The late 2000s and early 2010s confirmed his versatility. In Kick-Ass with Nicolas Cage and Chloe Grace Moretz he embodied a crime boss with icy calm; in Ridley Scott's Robin Hood he was an implacable foe; and in Tinker Tailor Soldier Spy, directed by Tomas Alfredson and led by Gary Oldman with Colin Firth, Tom Hardy, and Benedict Cumberbatch, Strong's Jim Prideaux became one of the film's most poignant figures. He portrayed Sinestro in Green Lantern with Ryan Reynolds, a performance widely noted even as the film divided opinion. He appeared in Kathryn Bigelow's Zero Dark Thirty with Jessica Chastain, contributing to the film's tense procedural realism, and in the psychological thriller Before I Go to Sleep opposite Nicole Kidman and Colin Firth.

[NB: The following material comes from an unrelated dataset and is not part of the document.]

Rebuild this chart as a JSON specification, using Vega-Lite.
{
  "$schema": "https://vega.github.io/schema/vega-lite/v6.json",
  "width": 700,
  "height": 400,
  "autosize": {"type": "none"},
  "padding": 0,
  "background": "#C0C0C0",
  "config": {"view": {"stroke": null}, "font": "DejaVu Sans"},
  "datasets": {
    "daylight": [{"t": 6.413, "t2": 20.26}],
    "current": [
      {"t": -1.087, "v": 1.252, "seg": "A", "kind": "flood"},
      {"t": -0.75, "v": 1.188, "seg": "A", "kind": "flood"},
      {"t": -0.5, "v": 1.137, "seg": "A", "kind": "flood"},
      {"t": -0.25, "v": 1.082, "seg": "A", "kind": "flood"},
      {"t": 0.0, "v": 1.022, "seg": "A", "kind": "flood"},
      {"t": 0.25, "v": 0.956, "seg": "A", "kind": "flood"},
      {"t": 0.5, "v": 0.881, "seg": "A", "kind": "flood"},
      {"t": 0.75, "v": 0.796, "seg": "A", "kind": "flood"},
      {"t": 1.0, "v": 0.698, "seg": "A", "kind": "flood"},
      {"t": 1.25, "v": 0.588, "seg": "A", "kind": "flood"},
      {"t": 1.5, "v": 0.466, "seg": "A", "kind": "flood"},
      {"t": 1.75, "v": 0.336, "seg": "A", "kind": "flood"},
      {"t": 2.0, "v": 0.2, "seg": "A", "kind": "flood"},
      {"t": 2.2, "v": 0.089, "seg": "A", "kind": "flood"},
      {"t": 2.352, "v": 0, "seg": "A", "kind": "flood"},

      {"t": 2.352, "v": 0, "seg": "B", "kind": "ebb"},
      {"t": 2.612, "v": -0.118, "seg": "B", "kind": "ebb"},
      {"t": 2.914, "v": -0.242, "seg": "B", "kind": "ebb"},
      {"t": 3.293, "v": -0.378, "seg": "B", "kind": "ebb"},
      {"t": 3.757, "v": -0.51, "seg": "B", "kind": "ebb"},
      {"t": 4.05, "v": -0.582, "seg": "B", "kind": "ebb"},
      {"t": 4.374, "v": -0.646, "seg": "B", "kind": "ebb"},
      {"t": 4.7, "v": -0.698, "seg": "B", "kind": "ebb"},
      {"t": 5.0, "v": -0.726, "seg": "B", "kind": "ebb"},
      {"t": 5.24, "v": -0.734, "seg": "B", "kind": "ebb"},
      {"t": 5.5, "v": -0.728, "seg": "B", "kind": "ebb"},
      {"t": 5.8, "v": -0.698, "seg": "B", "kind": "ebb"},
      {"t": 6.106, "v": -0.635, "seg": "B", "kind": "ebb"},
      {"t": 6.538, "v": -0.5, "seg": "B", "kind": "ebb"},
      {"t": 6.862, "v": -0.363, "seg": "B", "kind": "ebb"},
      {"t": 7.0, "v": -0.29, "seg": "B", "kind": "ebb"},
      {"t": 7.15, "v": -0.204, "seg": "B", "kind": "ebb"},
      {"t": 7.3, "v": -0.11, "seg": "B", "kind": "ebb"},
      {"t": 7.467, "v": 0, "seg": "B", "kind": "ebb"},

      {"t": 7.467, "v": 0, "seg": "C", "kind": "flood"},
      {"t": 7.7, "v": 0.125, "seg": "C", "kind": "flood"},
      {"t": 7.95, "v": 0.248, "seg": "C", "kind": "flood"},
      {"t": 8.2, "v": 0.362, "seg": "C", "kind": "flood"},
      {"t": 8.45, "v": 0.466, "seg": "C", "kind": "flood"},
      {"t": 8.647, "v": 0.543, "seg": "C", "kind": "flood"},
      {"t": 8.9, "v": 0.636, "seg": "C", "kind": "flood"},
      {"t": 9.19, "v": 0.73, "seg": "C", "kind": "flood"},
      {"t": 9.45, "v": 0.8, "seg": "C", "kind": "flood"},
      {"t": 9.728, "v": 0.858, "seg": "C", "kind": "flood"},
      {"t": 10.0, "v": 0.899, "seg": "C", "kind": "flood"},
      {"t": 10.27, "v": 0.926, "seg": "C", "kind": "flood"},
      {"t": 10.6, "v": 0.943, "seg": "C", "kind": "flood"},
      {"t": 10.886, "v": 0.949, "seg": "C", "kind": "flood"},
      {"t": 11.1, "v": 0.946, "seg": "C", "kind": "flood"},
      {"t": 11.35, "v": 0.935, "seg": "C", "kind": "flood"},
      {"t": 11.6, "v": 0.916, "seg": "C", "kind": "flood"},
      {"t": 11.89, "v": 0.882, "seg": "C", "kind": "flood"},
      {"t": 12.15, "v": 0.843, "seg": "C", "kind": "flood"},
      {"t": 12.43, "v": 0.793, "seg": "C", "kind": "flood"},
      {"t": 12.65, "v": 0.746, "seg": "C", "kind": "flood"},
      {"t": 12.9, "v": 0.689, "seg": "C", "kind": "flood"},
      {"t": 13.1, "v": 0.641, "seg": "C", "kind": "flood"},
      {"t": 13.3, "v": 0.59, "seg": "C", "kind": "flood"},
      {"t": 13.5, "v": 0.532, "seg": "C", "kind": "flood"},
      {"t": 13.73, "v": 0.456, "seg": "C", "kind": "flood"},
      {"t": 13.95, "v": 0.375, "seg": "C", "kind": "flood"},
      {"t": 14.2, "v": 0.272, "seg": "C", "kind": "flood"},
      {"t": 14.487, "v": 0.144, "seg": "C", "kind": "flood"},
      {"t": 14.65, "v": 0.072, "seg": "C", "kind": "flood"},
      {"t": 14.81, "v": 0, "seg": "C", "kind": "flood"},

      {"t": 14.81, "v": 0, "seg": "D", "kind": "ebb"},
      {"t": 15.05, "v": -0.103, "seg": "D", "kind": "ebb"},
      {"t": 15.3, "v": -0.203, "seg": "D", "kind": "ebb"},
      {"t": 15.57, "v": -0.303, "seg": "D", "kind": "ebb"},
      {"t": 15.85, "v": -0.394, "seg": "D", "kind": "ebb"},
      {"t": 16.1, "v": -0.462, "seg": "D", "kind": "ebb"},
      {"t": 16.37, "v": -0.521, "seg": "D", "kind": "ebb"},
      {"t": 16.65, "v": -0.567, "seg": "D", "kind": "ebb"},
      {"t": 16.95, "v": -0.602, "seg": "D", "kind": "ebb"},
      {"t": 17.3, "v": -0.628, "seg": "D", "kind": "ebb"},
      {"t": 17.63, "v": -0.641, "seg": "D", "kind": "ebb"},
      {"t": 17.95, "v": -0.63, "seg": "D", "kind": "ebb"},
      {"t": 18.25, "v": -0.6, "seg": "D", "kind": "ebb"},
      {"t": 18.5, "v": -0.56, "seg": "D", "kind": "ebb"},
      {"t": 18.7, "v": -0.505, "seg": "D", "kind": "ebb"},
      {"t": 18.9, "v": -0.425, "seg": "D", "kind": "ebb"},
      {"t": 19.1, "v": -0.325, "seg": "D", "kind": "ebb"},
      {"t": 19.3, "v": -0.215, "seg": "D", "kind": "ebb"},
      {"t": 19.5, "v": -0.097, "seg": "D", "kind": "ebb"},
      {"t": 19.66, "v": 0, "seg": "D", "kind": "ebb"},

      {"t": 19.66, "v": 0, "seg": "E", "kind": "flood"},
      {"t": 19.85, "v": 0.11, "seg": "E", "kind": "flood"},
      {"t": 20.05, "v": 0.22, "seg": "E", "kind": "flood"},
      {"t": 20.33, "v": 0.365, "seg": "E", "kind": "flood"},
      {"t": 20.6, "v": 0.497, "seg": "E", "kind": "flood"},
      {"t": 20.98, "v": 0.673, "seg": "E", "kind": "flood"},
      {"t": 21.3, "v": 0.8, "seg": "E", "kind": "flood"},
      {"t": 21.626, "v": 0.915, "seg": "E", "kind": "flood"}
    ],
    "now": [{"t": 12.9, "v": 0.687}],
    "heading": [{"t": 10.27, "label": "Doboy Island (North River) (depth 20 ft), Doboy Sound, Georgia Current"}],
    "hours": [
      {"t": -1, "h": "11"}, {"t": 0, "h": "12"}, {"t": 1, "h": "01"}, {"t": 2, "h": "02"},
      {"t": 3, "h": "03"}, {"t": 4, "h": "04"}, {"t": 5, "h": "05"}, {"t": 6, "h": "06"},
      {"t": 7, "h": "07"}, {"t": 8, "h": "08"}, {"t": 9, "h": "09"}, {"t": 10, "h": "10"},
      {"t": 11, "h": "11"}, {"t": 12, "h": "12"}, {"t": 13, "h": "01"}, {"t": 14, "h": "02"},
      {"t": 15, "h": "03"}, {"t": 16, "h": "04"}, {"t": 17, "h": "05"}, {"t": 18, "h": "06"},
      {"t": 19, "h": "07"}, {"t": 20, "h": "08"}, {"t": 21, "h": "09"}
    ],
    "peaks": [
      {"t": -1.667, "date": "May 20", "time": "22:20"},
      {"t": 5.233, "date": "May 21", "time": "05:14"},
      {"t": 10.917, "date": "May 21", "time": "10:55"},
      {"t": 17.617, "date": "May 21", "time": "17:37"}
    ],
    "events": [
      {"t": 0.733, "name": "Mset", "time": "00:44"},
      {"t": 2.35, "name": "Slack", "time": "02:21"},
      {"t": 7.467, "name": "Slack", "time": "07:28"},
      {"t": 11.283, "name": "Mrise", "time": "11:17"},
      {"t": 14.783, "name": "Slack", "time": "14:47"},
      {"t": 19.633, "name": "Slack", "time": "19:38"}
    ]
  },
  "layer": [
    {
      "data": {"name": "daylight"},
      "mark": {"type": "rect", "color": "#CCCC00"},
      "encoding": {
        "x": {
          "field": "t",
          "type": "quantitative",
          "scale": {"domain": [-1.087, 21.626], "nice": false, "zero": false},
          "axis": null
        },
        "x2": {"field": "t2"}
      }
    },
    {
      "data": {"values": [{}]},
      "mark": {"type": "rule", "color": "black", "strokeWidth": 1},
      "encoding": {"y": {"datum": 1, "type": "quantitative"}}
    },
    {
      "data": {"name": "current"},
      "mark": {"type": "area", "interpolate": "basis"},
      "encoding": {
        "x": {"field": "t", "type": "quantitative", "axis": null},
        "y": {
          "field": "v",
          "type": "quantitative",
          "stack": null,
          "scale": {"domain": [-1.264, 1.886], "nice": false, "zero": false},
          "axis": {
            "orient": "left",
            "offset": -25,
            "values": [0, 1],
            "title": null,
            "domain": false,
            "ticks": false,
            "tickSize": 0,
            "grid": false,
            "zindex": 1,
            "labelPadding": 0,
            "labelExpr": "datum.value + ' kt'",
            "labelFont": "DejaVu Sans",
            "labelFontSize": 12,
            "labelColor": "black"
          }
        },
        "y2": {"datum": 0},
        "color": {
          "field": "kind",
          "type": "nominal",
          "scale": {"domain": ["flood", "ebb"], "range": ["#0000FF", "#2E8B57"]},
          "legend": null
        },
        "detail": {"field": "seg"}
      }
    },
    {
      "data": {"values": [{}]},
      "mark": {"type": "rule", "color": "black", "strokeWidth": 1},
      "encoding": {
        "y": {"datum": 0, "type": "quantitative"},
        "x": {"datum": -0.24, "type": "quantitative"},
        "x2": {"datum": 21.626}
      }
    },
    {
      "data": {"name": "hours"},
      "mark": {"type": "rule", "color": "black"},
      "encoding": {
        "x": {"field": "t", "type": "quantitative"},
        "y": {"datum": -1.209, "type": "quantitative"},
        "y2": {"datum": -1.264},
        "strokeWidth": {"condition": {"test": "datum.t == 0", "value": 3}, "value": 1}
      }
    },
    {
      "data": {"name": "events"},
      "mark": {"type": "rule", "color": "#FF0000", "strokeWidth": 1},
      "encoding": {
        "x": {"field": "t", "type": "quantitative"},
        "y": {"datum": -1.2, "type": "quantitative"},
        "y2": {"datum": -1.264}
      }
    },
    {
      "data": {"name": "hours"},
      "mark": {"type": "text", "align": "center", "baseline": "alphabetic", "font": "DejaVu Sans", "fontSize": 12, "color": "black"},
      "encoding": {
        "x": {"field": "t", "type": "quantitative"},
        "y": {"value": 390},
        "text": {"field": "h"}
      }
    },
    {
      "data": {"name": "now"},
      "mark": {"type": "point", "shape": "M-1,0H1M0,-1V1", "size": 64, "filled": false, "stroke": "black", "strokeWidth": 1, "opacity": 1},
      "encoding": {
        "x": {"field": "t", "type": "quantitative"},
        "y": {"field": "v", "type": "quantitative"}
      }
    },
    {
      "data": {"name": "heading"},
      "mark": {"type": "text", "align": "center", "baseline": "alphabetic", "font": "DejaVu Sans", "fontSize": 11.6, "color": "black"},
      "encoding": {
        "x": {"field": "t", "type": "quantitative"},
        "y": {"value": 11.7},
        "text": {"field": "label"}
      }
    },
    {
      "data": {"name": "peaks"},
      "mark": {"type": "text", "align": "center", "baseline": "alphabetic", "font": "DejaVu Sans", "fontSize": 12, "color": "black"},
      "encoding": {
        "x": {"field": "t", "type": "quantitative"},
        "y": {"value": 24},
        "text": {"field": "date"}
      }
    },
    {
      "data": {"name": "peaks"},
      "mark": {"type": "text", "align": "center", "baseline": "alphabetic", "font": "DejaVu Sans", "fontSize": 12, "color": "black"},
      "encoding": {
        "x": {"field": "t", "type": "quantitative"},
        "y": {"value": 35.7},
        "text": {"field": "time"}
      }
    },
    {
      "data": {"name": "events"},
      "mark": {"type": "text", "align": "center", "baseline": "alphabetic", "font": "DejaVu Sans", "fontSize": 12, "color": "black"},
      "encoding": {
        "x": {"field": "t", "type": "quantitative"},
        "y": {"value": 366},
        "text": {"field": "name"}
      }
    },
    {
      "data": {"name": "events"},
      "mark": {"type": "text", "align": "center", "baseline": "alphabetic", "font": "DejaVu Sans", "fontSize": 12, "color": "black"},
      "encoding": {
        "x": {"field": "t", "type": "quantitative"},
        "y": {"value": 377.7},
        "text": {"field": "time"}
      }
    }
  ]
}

Stage Renaissance and Awards
Despite a flourishing screen career, Strong's stage work remained central. His collaboration with director Ivo van Hove on A View from the Bridge at the Young Vic, later transferred to the West End and Broadway, was a watershed. As Eddie Carbone he delivered a performance of ferocious control and tragic clarity that won the Olivier Award for Best Actor and drew acclaim in New York as well. The production's stark style and van Hove's direction, together with a committed ensemble, showcased Strong's command of language, silence, and physical stillness.

Later Screen Roles and Franchise Work
Strong found a fresh archetype in Matthew Vaughn's Kingsman films, playing Merlin alongside Colin Firth, Taron Egerton, and Samuel L. Jackson, recasting him from villain to mentor with warmth and dry humor. He led the action-comedy Grimsby with Sacha Baron Cohen, showed moral shading as Rodolfo Schmidt in Miss Sloane with Jessica Chastain, and joined Sam Mendes's 1917 in a key passage that underlined his steady authority on screen. He entered the DC universe as Dr. Thaddeus Sivana in Shazam! opposite Zachary Levi, returning for the sequel, and appeared in Cruella with Emma Stone and Emma Thompson, adding discretion and gravitas to a story of fashion and family secrets. On television he headlined Temple, a morally knotty drama that expanded his gallery of conflicted professionals.

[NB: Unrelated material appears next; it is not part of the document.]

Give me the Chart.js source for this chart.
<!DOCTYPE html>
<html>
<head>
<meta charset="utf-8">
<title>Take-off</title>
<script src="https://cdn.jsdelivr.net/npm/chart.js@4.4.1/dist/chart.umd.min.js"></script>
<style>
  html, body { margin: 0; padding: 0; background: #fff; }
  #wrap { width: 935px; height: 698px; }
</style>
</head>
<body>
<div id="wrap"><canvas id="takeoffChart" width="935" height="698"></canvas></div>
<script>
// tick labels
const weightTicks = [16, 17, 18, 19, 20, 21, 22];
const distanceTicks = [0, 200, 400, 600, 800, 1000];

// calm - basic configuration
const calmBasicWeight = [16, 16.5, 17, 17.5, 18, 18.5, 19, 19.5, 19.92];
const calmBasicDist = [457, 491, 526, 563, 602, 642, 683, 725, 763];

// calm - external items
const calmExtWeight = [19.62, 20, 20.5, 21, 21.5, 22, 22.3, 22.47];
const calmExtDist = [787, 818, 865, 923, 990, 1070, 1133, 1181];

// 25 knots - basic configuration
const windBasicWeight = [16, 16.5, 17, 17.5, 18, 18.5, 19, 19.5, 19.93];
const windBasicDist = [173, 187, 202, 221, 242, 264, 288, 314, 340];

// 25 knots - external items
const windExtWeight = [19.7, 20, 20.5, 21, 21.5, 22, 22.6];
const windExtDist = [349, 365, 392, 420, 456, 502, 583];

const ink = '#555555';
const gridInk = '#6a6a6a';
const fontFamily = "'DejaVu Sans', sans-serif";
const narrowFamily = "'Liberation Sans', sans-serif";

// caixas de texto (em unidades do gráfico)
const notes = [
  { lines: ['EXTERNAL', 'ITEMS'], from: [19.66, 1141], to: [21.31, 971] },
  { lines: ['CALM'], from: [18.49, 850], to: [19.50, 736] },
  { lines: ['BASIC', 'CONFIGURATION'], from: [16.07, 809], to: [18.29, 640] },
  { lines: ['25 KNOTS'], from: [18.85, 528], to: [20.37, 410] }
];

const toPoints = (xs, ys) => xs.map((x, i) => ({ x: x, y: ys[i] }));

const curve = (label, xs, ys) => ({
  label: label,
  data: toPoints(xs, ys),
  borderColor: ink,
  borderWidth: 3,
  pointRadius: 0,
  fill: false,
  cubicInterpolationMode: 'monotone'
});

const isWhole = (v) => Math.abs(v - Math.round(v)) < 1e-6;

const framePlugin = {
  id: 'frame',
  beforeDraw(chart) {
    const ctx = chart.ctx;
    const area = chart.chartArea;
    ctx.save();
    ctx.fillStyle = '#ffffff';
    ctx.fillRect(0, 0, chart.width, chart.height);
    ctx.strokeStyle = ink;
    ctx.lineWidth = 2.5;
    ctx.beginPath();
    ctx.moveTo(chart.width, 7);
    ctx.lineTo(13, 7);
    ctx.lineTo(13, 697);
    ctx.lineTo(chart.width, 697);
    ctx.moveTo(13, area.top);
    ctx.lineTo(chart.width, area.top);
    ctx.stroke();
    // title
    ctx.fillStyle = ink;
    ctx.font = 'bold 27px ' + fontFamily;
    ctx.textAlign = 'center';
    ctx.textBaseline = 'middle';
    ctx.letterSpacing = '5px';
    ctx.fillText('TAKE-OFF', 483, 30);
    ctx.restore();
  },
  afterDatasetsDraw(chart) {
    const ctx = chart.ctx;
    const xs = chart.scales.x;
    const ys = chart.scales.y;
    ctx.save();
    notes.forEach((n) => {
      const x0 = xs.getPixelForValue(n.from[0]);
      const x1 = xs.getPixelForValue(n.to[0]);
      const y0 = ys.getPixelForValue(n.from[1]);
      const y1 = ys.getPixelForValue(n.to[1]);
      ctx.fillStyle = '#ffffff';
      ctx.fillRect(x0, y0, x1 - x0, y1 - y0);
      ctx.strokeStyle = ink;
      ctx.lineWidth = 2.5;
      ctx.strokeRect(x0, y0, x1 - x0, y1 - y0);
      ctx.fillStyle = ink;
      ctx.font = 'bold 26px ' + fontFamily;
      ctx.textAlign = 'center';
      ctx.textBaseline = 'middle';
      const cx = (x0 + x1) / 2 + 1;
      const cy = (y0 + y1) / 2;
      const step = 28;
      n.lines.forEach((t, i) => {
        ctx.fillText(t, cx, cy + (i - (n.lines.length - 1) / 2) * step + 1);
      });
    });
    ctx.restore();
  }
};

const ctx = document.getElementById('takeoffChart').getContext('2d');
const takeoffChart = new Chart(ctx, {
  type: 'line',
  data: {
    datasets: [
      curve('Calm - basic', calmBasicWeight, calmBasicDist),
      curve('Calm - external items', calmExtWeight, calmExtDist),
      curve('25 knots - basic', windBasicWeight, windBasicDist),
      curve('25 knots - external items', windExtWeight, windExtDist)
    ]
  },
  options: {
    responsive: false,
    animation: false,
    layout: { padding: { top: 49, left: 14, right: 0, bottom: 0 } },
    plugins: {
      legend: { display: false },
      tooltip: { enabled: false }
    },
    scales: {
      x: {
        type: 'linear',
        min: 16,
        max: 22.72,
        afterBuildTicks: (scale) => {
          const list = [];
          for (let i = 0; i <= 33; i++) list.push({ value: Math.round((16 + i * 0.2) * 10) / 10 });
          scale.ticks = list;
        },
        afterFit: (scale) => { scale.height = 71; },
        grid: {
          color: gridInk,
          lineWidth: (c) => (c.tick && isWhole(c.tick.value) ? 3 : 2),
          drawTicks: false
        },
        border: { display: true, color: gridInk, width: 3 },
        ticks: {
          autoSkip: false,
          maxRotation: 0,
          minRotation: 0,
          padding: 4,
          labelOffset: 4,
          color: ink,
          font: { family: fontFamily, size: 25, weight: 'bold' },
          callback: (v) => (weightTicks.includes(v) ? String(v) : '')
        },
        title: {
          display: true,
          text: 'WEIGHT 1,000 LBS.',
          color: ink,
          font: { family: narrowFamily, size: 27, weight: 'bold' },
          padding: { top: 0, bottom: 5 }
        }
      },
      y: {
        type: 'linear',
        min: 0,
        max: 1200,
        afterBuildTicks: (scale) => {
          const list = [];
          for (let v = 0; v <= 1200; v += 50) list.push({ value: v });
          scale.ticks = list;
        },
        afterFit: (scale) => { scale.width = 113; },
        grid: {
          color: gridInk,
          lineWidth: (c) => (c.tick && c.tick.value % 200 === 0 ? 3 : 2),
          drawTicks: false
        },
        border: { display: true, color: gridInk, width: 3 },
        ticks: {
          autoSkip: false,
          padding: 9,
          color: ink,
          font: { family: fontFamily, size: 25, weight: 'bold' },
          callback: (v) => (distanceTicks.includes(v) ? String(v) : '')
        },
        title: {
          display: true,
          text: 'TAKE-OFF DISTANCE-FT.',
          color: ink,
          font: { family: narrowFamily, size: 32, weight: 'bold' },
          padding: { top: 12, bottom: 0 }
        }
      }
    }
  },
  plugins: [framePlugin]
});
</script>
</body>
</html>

Personal Life and Collaborations
Strong is married to producer Liza Marshall, an important creative ally whose understanding of storytelling and production has paralleled his own trajectory. They have two sons and have made London their base. The people around him professionally have formed a durable network: directors Matthew Vaughn, Guy Ritchie, Ridley Scott, Tomas Alfredson, Ivo van Hove, and Sam Mendes have returned to him for his reliability and nuance; colleagues such as Daniel Craig, Colin Firth, Gary Oldman, Taron Egerton, Robert Downey Jr., Jude Law, Jessica Chastain, Ryan Reynolds, Emma Stone, and Emma Thompson have shared ensembles that highlight his adaptability.

Craft, Voice, and Public Image
Strong's deep, resonant voice and clean-lined physicality lend themselves to authority figures, strategists, and antagonists, yet his most memorable work often hinges on empathy. He has spoken about avoiding typecasting and seeking complexity, and his choices back that up: villains who believe they are right, mentors with hidden wounds, and professionals whose loyalties are tested. His multilingual background and early studies in law contribute to the precision of his character work, whether in the quiet discipline of spy dramas or the heightened worlds of comic-book adaptations.

Legacy
Across stage, television, and film, Mark Strong has become one of Britain's most dependable and distinctive actors, a performer audiences trust to deepen whatever story he enters. From the social sweep of Our Friends in the North to the classical tragedy of A View from the Bridge and the global franchises of Kingsman and Shazam!, he has built a body of work defined by focus, integrity, and range. The continual presence of exacting collaborators and a supportive family has helped sustain an enduring career marked by craft rather than celebrity, and by character rather than caricature.